## Valeo’s StARS Micro-Hybrid System Wins PACE Award

##### 05 April 2006
 The StARS unit.

Valeo’s micro-hybrid Starter-Alternator Reversible System (StARS) has won the 2006 PACE (Premier Automotive Suppliers' Contribution to Excellence) Award in the European Products category. The award, co-sponsored by Automotive News, Microsoft, SAP and the Transportation Research Center, was presented to Valeo at a ceremony held in conjunction with the Society of Automotive Engineers (SAE) World Congress in Detroit.

The 14V, belt-driven StARS system—currently available on the Citroën C2 and C3 Stop&Start—features the capacity to stop and then restart the engine immediately and silently. (Earlier post.)

The vehicle starts up again quietly and automatically as soon as it is put in gear or when the foot releases the brake. This system, which reduces pollution (both sound and atmospheric), improves cabin comfort and reduces fuel consumption by 12% on average.

improves fuel efficieny by 12%, so long as you spend 12% of your time stopped in traffic with your air conditioning turned off and your engine has warmed up already.

sorry if i don't sound impressed.

i'd be willing to guess that real-world effiency improvements will largely go unrealized or unnoticed.

Not impressive compared to my Prius, but if all cars had this alone it would be a great improvement. Plus waiting at traffic lights, jams, etc would be much quieter. Ecept, again, no air conditioning, unlike the prius.

I wish they would make an aftermarket solution available. I'd like to add this to my current vehicle. It even has the side benefit of being capable of a 3-4hp boost in power (not that you would really notice such a little power boost unless you have a very light car with a small motor such as mine).

What kind of panzies are you. No AC? This thing is for europe where a lot of cars don't come with AC. They don't need it.

12% reduction in fuel consumption sounds a bit optimistic for just a stop/start capability. Idling eats up 5% in city driving, which is what the C2 and C3 are primarily intended for.

The article does not articulate which storage system this ISG should be mated with, presumably just a beefier version of the regular lead-acid battery. There will be little if any acceleration boost or recuperative braking out of that.

It's possible the high number came out of the standardized NEDC test, which just like the basic FTP test in the US features unreasonably long periods of idling. Real-world fuel economy gains due to this micro hybrid should be more modest - and Europeans tend to be less enaomored of new-fangled technology than Americans are. Still, it's a cheap. lightweight solution (no more starter motor) that makes sense in this very cost-sensitive high volume segment. Small fry adds up.

Patrick - this is not a solution that lends itself to retrofitting, if only because you'd have to integrate it with the engine control system.

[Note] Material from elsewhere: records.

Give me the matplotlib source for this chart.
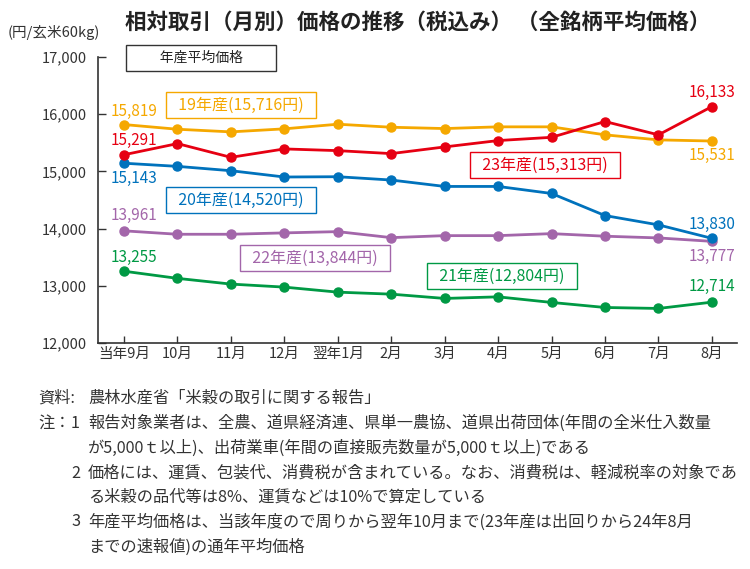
import matplotlib
matplotlib.use("Agg")
import matplotlib.pyplot as plt

plt.rcParams['font.family'] = ['Noto Sans CJK JP', 'DejaVu Sans']

months = ["当年9月", "10月", "11月", "12月", "翌年1月", "2月", "3月", "4月", "5月", "6月", "7月", "8月"]

y19 = [15819, 15737, 15691, 15744, 15825, 15772, 15749, 15779, 15779, 15639, 15551, 15531]
y23 = [15291, 15486, 15246, 15393, 15363, 15311, 15428, 15539, 15596, 15872, 15639, 16133]
y20 = [15143, 15088, 15012, 14902, 14907, 14849, 14737, 14737, 14614, 14228, 14065, 13830]
y22 = [13961, 13901, 13901, 13925, 13947, 13842, 13877, 13877, 13912, 13867, 13837, 13777]
y21 = [13255, 13130, 13030, 12977, 12889, 12854, 12779, 12807, 12709, 12621, 12604, 12714]

legend_labels = ["19年産(15,716円)", "20年産(14,520円)", "21年産(12,804円)",
                 "22年産(13,844円)", "23年産(15,313円)"]

yticks = [12000, 13000, 14000, 15000, 16000, 17000]

C19 = "#F5A800"
C20 = "#0072BC"
C21 = "#009944"
C22 = "#A366AA"
C23 = "#E60012"

W, H = 750, 569
fig = plt.figure(figsize=(7.5, 5.69), dpi=100)

def fx(px):
    return px / W

def fy(py):
    return 1 - py / H

ax = fig.add_axes([fx(98), fy(343), (737 - 98) / W, (343 - 57) / H])
x = list(range(len(months)))

for ys, c in [(y21, C21), (y22, C22), (y20, C20), (y19, C19), (y23, C23)]:
    ax.plot(x, ys, color=c, lw=2.0, marker='o', ms=6.5, zorder=3, clip_on=False)

ax.set_xlim(-0.487, 11.47)
ax.set_ylim(12000, 17000)
ax.set_yticks(yticks)
ax.set_yticklabels([f"{v:,}" for v in yticks])
ax.set_xticks(x)
ax.set_xticklabels(months)
for s in ['top', 'right']:
    ax.spines[s].set_visible(False)
for s in ['left', 'bottom']:
    ax.spines[s].set_color('#333333')
    ax.spines[s].set_linewidth(1.2)
ax.tick_params(axis='y', direction='in', length=6, width=1.0, color='#333333',
               pad=8, labelsize=10.5, labelcolor='#333333')
ax.tick_params(axis='x', direction='in', length=5, width=1.0, color='#333333',
               pad=3, labelsize=10.5, labelcolor='#333333')

# value labels (dy_px > 0 : above the point)
def lab(i, ys, c, dy_px):
    ax.annotate(f"{ys[i]:,}", (x[i], ys[i]), xytext=(7 if i == 0 else 0, dy_px * 0.72),
                textcoords='offset points', ha='center', va='center',
                color=c, fontsize=11)

lab(0, y19, C19, 13)
lab(0, y23, C23, 14)
lab(0, y20, C20, -15)
lab(0, y22, C22, 15)
lab(0, y21, C21, 14)
lab(11, y23, C23, 14)
lab(11, y19, C19, -14)
lab(11, y20, C20, 14)
lab(11, y22, C22, -15)
lab(11, y21, C21, 16)

# series name boxes
boxes = [
    (241, 105, legend_labels[0], C19),
    (241, 200, legend_labels[1], C20),
    (502, 276, legend_labels[2], C21),
    (315, 258, legend_labels[3], C22),
    (545, 165, legend_labels[4], C23),
]
for bx, by, t, c in boxes:
    fig.text(fx(bx), fy(by), "  " + t + "  ", ha='center', va='center', color=c, fontsize=11.5,
             bbox=dict(boxstyle='square,pad=0.3', fc='white', ec=c, lw=1.0), zorder=5)

fig.text(fx(201), fy(58), "　　年産平均価格　　", ha='center', va='center', color='#222222',
         fontsize=10,
         bbox=dict(boxstyle='square,pad=0.4', fc='white', ec='#333333', lw=1.0))

# title and unit
fig.text(fx(418), fy(22), "相対取引（月別）価格の推移（税込み） （全銘柄平均価格）",
         ha='center', va='center', fontsize=15.5, fontweight='bold', color='#222222')
fig.text(fx(8), fy(33), "(円/玄米60kg)", ha='left', va='center', fontsize=10.5,
         color='#333333')

# notes
nc = '#333333'
nfs = 11.7
fig.text(fx(38), fy(398), "資料:", ha='left', va='center', fontsize=nfs, color=nc)
fig.text(fx(88), fy(398), "農林水産省「米穀の取引に関する報告」", ha='left', va='center',
         fontsize=nfs, color=nc)
fig.text(fx(38), fy(423), "注：", ha='left', va='center', fontsize=nfs, color=nc)
notes = [
    (423, "1", "報告対象業者は、全農、道県経済連、県単一農協、道県出荷団体(年間の全米仕入数量"),
    (448, "", "が5,000ｔ以上)、出荷業車(年間の直接販売数量が5,000ｔ以上)である"),
    (473, "2", "価格には、運賃、包装代、消費税が含まれている。なお、消費税は、軽減税率の対象であ"),
    (497, "", "る米穀の品代等は8%、運賃などは10%で算定している"),
    (522, "3", "年産平均価格は、当該年度ので周りから翌年10月まで(23年産は出回りから24年8月"),
    (547, "", "までの速報値)の通年平均価格"),
]
for py, num, t in notes:
    if num:
        fig.text(fx(71), fy(py), num, ha='left', va='center', fontsize=nfs, color=nc)
    fig.text(fx(88), fy(py), t, ha='left', va='center', fontsize=nfs, color=nc)

fig.savefig("out.png", dpi=100)
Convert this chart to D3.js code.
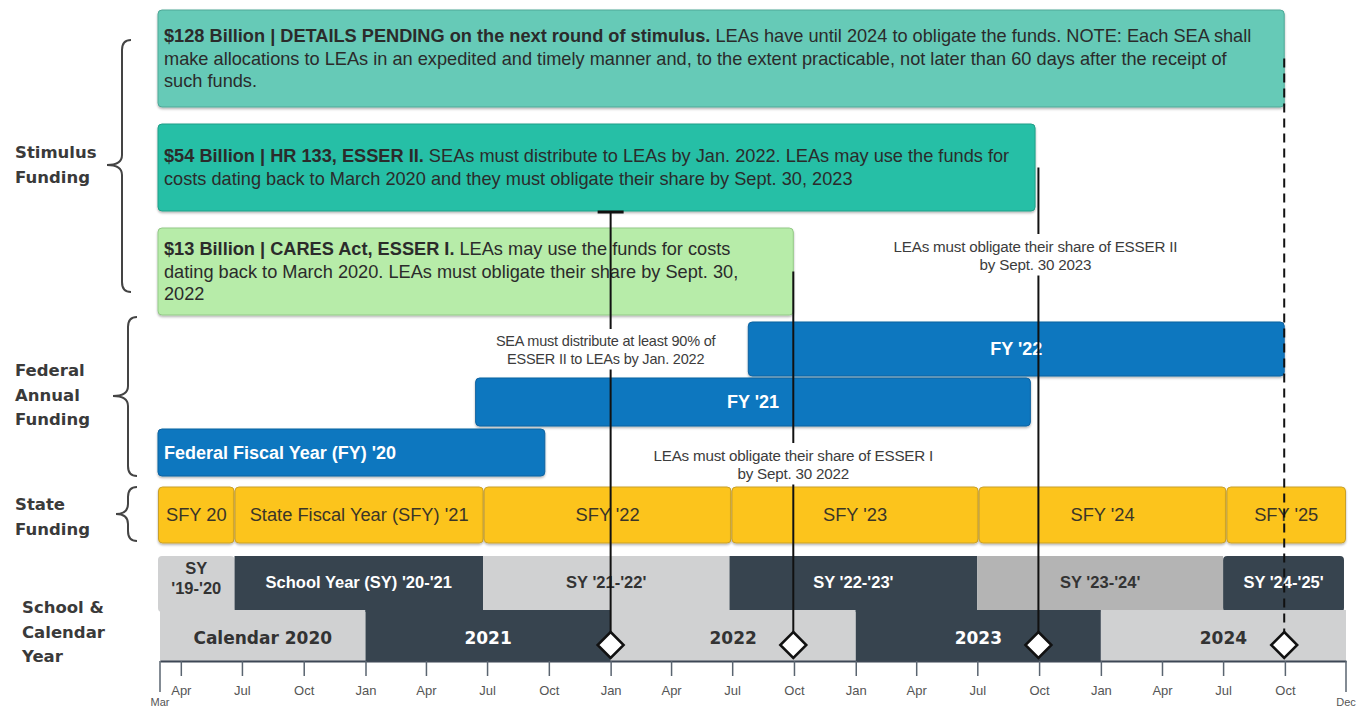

Rafael, the Stop-and-Start version of the Citroen C3, (for example) comes with a 640A flooded-lead-acid battery rather than the standard 480A battery. This is an idle-stop system; no acceleration boost or regen braking is provided.

Valeo's dubiously named 'micro-hybrid' alternator/starter won the PACE award because it affords auto manufacturers a pretense of progress, while they actively thwart real progress in REAL Hybrid technologies, particularly those applicable toward the Plug-in Hybrid. Progress cuts profits and PACE is only serving the paymaster.

These so-called hybrid technologies should not receive tax credits, subsidies and rebates. Car companies everywhere are run by fascists.

Integration with the stock ECU is quite simple. I have built my own "piggy" back style computer with little effort (much of the hard work is already available on the internet). I can use it to modify the PWM on the injectors, control frequency emitted by the Karman Vortex air sensor, and use feedback from a wideband O2 sensor to assist in properly altering the previous two factors. You don't even need hardware more impressive than an 8bit micro such as the PIC 16F88 (sufficient A-D lines, PWM, and i/o lines along with SPI or I2C hardware to communicate with a Wideband O2 controller so the hardest thing to code (comm protocols) is taken care of for you).

While this is NOT a hybrid component its still a good thing. This should be a part of most cars because it is so cheap. It probobly is under $100. The engine can turn off during coasting towards a stop light on a car with manual steering or electric power steering. Not likely to be under$100. The controller would probably be \$100 FOB for the manufacturer.

Why can't someone just build a car with all these features; star hybrid, infinitely variable transmission and lightweight that burns gas or ethanol etc? We need more teamwork.

"panzie" is that the British spelling... or a conjunction of "pansy" and "nazi"?

Why shouldn't they call this a "hybrid?" A good portion of the fuel economy benefits of cars like the Prius are from non-hybrid technologies anyway (lightweight construction, low-rolling-resistance tires that make the car dart around like a ferret on meth, etc.)

And, the argument that it's not valid because it relies on idling is equally true of something like the Prius which relies on start/stop to gain efficiency. Those of us who live in areas where it's actually possible to drive rather than wait in traffic--or those who drive well enough to actually keep moving--wouldn't benefit from hybrids either.